§ **Work instructions**: Find all the lines with "chart" and gather them.

§ **Raw records**:

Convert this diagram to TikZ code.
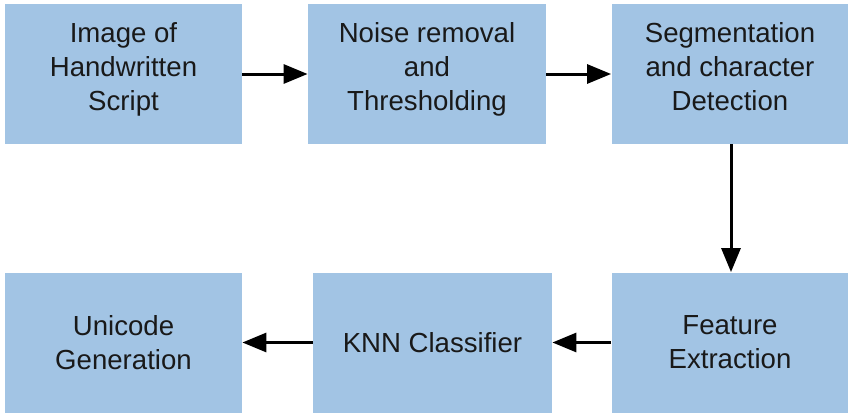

--

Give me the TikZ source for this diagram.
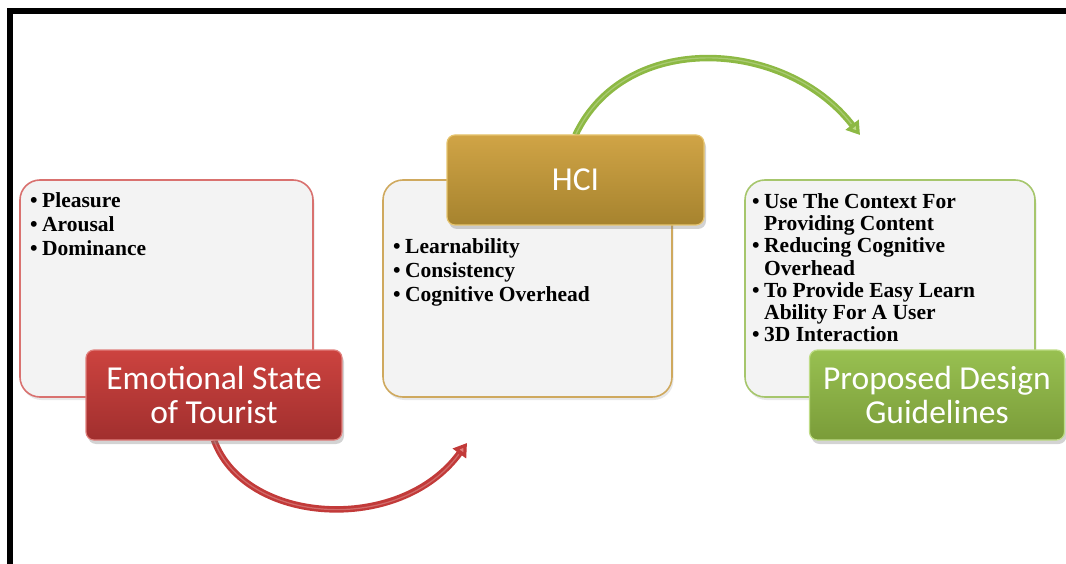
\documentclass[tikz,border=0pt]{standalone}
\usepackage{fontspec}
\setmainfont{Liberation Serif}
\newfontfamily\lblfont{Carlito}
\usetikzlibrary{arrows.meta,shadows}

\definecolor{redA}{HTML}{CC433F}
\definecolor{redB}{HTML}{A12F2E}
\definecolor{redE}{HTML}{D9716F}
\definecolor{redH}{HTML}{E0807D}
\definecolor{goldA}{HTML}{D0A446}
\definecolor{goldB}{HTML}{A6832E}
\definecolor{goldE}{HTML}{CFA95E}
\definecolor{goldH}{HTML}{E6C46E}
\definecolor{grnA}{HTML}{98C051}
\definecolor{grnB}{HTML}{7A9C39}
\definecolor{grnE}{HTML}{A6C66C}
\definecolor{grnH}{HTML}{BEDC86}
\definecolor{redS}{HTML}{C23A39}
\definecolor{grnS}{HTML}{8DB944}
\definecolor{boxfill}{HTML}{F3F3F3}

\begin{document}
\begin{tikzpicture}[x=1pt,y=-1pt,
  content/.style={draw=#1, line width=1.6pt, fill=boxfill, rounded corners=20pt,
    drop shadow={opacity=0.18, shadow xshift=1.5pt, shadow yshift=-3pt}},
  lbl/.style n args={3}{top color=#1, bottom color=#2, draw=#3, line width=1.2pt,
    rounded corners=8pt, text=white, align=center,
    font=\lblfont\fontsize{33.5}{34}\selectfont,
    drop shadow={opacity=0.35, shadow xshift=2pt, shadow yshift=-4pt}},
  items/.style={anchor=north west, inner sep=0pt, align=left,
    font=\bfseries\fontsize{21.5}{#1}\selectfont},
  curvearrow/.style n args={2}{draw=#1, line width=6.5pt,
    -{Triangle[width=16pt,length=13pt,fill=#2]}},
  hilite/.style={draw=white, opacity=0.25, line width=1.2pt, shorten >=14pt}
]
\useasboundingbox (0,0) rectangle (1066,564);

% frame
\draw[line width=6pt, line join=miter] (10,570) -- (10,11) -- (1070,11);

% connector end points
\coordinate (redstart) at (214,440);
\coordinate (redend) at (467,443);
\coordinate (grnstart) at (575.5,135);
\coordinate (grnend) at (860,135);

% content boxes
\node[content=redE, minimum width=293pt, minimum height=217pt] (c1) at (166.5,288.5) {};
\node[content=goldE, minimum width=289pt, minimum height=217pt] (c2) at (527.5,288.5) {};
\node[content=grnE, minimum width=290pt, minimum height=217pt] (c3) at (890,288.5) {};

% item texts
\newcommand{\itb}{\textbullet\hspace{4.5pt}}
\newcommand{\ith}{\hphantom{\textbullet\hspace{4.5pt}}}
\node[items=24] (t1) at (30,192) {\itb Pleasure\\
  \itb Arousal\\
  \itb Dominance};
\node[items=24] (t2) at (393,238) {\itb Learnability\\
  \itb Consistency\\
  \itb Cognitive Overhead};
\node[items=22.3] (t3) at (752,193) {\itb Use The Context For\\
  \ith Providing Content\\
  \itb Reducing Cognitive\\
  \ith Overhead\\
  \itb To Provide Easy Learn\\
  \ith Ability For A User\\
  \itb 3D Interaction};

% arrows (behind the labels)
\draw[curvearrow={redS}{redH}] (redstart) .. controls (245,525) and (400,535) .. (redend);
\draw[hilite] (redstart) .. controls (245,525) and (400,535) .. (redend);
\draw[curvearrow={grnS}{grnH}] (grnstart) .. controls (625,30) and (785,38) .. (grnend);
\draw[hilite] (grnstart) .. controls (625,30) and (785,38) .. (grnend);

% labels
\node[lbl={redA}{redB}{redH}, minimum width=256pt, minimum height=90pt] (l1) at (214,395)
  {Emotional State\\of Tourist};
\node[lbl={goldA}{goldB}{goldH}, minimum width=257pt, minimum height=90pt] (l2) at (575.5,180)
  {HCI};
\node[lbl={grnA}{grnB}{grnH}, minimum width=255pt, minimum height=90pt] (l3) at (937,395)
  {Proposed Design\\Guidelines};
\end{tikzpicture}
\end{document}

--

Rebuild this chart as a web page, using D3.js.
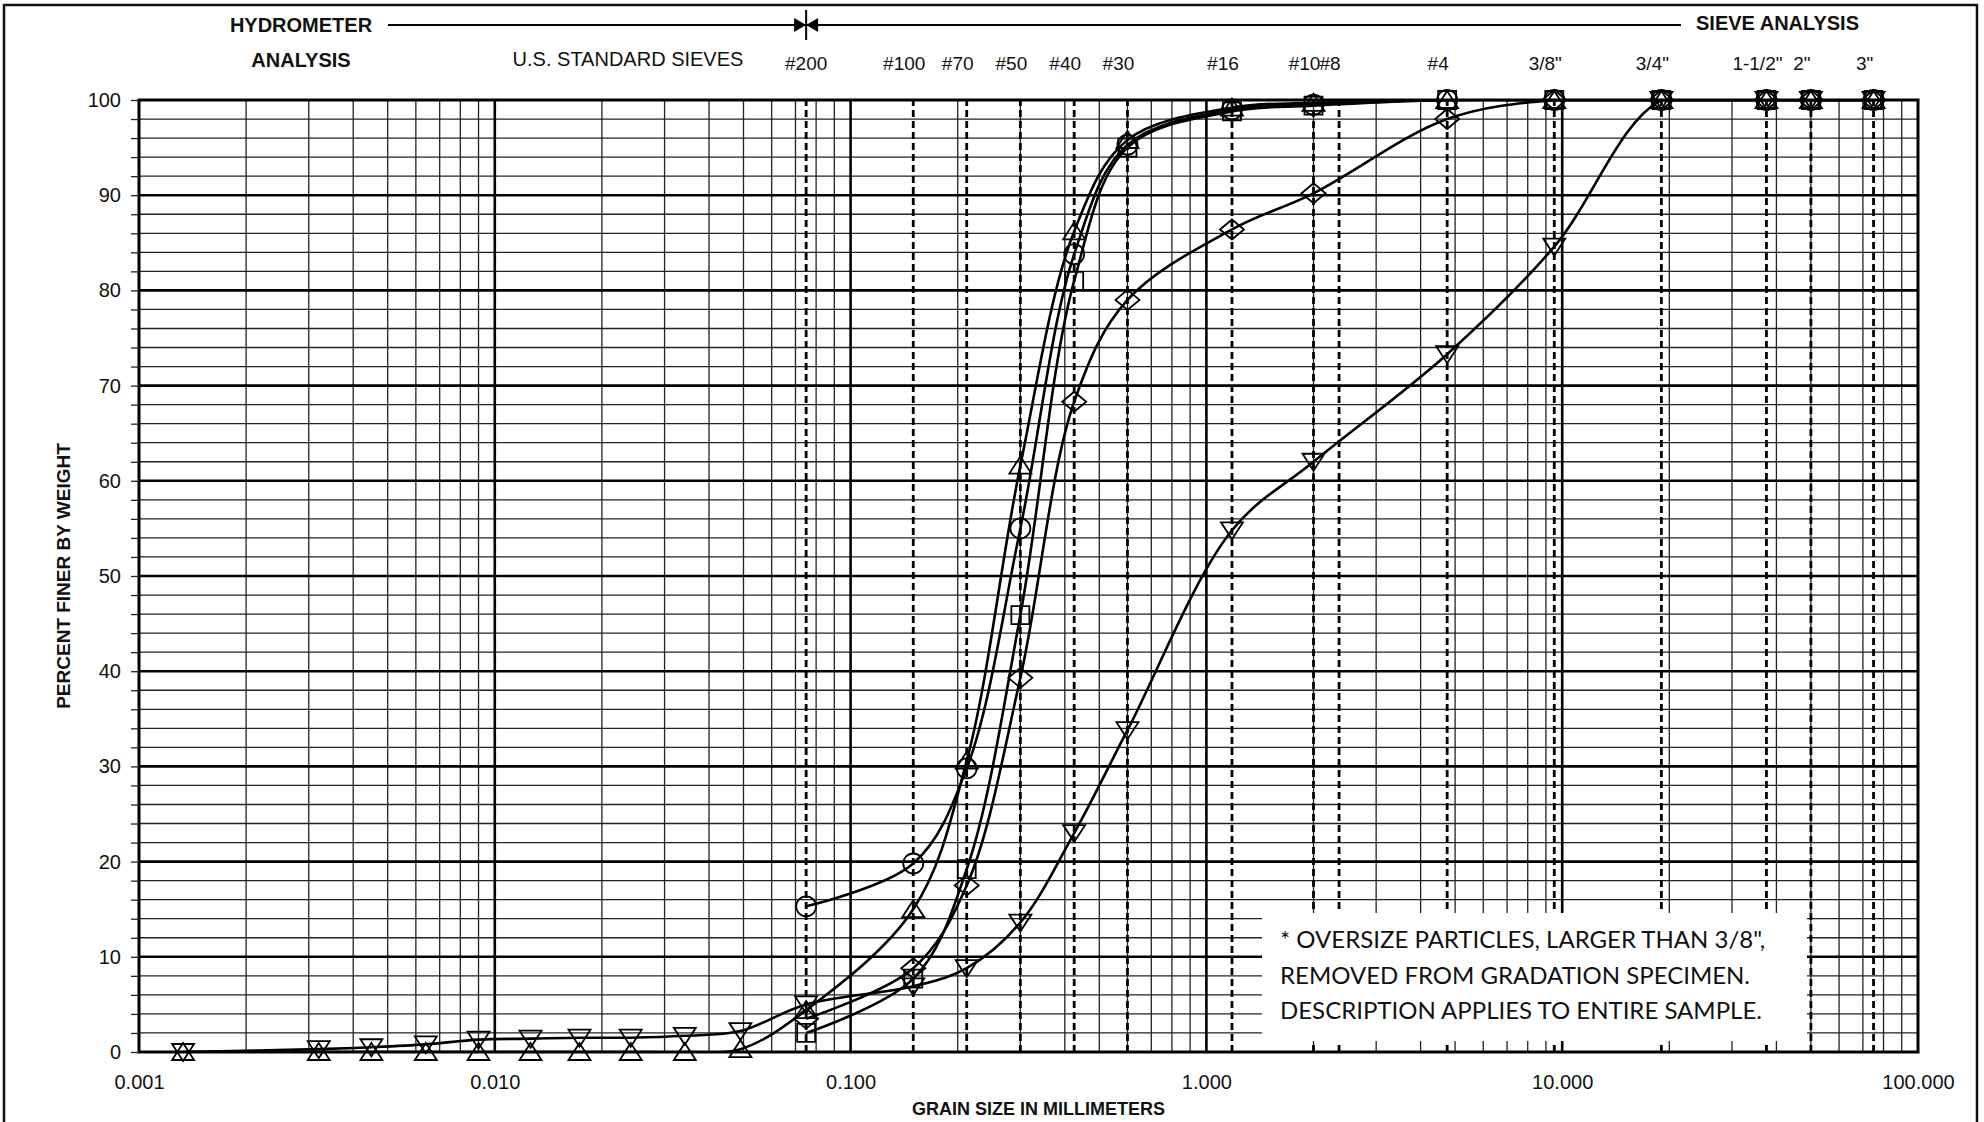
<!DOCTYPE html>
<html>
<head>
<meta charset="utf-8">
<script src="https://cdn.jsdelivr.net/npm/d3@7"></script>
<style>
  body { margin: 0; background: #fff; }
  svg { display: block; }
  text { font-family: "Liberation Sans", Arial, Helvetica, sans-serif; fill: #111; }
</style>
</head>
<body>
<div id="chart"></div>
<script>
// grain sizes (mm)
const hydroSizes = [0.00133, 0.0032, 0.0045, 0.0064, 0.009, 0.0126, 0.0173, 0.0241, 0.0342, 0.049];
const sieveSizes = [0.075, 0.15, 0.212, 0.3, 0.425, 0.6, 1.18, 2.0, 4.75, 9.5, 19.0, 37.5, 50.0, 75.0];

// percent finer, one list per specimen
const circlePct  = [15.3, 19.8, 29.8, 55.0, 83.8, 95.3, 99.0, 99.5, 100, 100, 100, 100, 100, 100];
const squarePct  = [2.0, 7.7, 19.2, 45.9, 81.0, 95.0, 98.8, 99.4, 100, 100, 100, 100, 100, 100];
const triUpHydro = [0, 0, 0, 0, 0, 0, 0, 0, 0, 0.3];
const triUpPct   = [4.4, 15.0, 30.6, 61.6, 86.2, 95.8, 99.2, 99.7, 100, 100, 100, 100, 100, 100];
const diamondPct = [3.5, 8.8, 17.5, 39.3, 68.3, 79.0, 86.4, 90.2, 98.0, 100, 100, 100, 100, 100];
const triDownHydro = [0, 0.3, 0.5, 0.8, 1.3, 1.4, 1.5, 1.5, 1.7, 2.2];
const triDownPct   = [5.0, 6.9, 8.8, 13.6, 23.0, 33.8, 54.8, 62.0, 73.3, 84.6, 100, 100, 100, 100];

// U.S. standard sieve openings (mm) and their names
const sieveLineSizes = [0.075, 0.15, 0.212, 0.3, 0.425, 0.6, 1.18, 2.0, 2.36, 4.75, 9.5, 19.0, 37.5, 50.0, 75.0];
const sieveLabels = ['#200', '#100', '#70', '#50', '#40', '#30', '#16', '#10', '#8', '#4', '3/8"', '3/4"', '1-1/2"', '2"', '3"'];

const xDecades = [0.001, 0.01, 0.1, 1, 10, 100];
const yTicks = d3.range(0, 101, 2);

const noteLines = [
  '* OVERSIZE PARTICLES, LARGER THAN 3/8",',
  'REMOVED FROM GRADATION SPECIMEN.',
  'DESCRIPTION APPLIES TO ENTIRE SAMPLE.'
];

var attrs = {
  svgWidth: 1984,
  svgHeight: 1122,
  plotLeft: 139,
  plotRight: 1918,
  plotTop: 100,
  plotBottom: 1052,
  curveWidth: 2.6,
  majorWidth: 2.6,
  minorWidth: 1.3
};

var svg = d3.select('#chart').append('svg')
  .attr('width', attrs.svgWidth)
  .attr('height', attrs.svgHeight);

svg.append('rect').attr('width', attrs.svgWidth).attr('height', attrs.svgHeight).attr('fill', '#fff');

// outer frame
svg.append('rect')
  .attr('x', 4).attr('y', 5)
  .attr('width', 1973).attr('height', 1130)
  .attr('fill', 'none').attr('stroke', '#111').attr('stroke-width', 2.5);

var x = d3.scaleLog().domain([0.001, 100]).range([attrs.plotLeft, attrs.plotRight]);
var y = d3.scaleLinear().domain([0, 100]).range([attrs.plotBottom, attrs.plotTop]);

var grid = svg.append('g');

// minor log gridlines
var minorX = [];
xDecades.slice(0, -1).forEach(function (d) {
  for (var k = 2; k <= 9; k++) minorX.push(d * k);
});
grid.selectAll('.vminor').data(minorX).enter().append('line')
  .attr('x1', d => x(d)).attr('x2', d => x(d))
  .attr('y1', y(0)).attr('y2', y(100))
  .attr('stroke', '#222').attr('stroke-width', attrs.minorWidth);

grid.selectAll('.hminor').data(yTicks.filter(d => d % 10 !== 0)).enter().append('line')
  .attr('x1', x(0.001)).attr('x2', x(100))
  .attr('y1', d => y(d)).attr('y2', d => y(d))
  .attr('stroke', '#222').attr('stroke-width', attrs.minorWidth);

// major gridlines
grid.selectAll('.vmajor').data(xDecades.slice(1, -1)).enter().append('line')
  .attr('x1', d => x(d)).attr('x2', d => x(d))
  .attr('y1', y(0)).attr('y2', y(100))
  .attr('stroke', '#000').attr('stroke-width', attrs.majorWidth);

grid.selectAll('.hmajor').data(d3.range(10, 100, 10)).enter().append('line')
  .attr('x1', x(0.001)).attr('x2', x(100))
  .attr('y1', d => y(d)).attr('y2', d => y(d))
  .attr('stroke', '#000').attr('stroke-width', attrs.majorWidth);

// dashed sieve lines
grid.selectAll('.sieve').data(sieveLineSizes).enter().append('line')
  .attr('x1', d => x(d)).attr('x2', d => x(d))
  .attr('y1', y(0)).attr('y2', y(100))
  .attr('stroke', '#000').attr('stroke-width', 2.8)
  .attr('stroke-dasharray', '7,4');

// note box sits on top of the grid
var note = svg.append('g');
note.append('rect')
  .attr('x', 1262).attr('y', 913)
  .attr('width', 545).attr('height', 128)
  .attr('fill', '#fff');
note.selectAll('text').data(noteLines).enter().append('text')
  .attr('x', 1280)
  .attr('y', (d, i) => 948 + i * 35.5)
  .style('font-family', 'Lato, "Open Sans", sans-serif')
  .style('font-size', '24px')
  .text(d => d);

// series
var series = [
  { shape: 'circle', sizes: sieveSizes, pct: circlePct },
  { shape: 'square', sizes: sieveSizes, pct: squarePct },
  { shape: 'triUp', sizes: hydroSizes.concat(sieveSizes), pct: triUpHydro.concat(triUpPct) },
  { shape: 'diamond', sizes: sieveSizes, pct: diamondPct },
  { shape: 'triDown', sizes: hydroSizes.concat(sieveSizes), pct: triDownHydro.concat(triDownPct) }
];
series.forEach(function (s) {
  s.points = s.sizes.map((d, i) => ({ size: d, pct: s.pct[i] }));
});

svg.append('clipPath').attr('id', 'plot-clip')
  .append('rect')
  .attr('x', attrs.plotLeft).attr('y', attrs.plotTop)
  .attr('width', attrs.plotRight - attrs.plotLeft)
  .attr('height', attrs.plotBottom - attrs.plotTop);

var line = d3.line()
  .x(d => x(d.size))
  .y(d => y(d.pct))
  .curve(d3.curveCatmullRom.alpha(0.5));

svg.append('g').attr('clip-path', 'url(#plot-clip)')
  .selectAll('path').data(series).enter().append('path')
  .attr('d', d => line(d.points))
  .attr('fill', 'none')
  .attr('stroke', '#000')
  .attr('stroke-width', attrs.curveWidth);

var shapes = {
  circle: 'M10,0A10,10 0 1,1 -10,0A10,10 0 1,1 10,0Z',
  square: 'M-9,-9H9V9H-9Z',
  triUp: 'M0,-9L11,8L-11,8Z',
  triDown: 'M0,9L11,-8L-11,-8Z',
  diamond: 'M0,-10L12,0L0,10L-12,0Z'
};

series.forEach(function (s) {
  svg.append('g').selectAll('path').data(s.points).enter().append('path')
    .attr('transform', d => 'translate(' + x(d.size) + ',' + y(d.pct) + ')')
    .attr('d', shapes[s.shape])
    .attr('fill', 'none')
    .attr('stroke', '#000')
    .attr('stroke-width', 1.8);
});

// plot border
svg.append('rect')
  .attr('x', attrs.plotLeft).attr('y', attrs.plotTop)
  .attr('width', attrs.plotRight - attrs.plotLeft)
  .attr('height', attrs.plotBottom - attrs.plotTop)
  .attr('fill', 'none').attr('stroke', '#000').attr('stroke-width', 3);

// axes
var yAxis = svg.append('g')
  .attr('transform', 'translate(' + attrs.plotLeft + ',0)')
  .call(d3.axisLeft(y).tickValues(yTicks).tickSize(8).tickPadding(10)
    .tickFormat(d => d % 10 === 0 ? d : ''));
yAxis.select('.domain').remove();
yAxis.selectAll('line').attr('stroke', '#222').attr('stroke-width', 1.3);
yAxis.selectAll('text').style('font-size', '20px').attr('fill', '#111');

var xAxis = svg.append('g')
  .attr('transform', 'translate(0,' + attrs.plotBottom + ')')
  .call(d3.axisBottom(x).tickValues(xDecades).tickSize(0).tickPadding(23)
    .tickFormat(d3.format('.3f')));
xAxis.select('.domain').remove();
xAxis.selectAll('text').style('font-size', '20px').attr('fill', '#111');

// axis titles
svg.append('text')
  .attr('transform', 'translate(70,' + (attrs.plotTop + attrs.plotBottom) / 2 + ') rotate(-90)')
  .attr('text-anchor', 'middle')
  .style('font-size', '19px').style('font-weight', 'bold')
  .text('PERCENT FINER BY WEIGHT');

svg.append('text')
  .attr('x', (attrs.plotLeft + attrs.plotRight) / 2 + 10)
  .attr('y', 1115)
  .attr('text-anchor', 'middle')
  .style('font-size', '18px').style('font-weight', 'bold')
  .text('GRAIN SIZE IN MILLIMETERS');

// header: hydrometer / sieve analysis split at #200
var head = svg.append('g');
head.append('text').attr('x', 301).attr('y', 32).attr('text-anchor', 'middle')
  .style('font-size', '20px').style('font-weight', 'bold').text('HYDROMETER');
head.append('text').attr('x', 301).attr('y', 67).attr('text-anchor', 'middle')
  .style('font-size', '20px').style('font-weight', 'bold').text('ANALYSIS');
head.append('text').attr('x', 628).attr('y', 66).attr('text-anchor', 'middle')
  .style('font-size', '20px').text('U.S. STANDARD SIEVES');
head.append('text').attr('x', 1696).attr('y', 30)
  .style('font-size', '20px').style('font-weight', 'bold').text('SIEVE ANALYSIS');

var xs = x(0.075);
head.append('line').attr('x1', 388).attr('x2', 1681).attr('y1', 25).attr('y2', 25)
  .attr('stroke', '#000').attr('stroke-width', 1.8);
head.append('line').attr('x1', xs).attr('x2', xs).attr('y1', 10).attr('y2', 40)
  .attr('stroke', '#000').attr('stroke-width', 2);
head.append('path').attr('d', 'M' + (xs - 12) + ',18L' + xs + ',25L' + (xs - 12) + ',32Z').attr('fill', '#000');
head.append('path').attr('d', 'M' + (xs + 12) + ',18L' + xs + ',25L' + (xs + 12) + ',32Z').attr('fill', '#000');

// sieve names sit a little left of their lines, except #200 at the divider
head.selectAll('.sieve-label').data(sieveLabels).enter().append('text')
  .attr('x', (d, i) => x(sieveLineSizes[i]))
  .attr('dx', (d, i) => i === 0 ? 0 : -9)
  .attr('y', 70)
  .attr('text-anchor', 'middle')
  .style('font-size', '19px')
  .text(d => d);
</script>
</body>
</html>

§ **Written answer**:
Rebuild this chart as a web page, using D3.js.
<div id="chart"></div>
var svg = d3.select('#chart').append('svg')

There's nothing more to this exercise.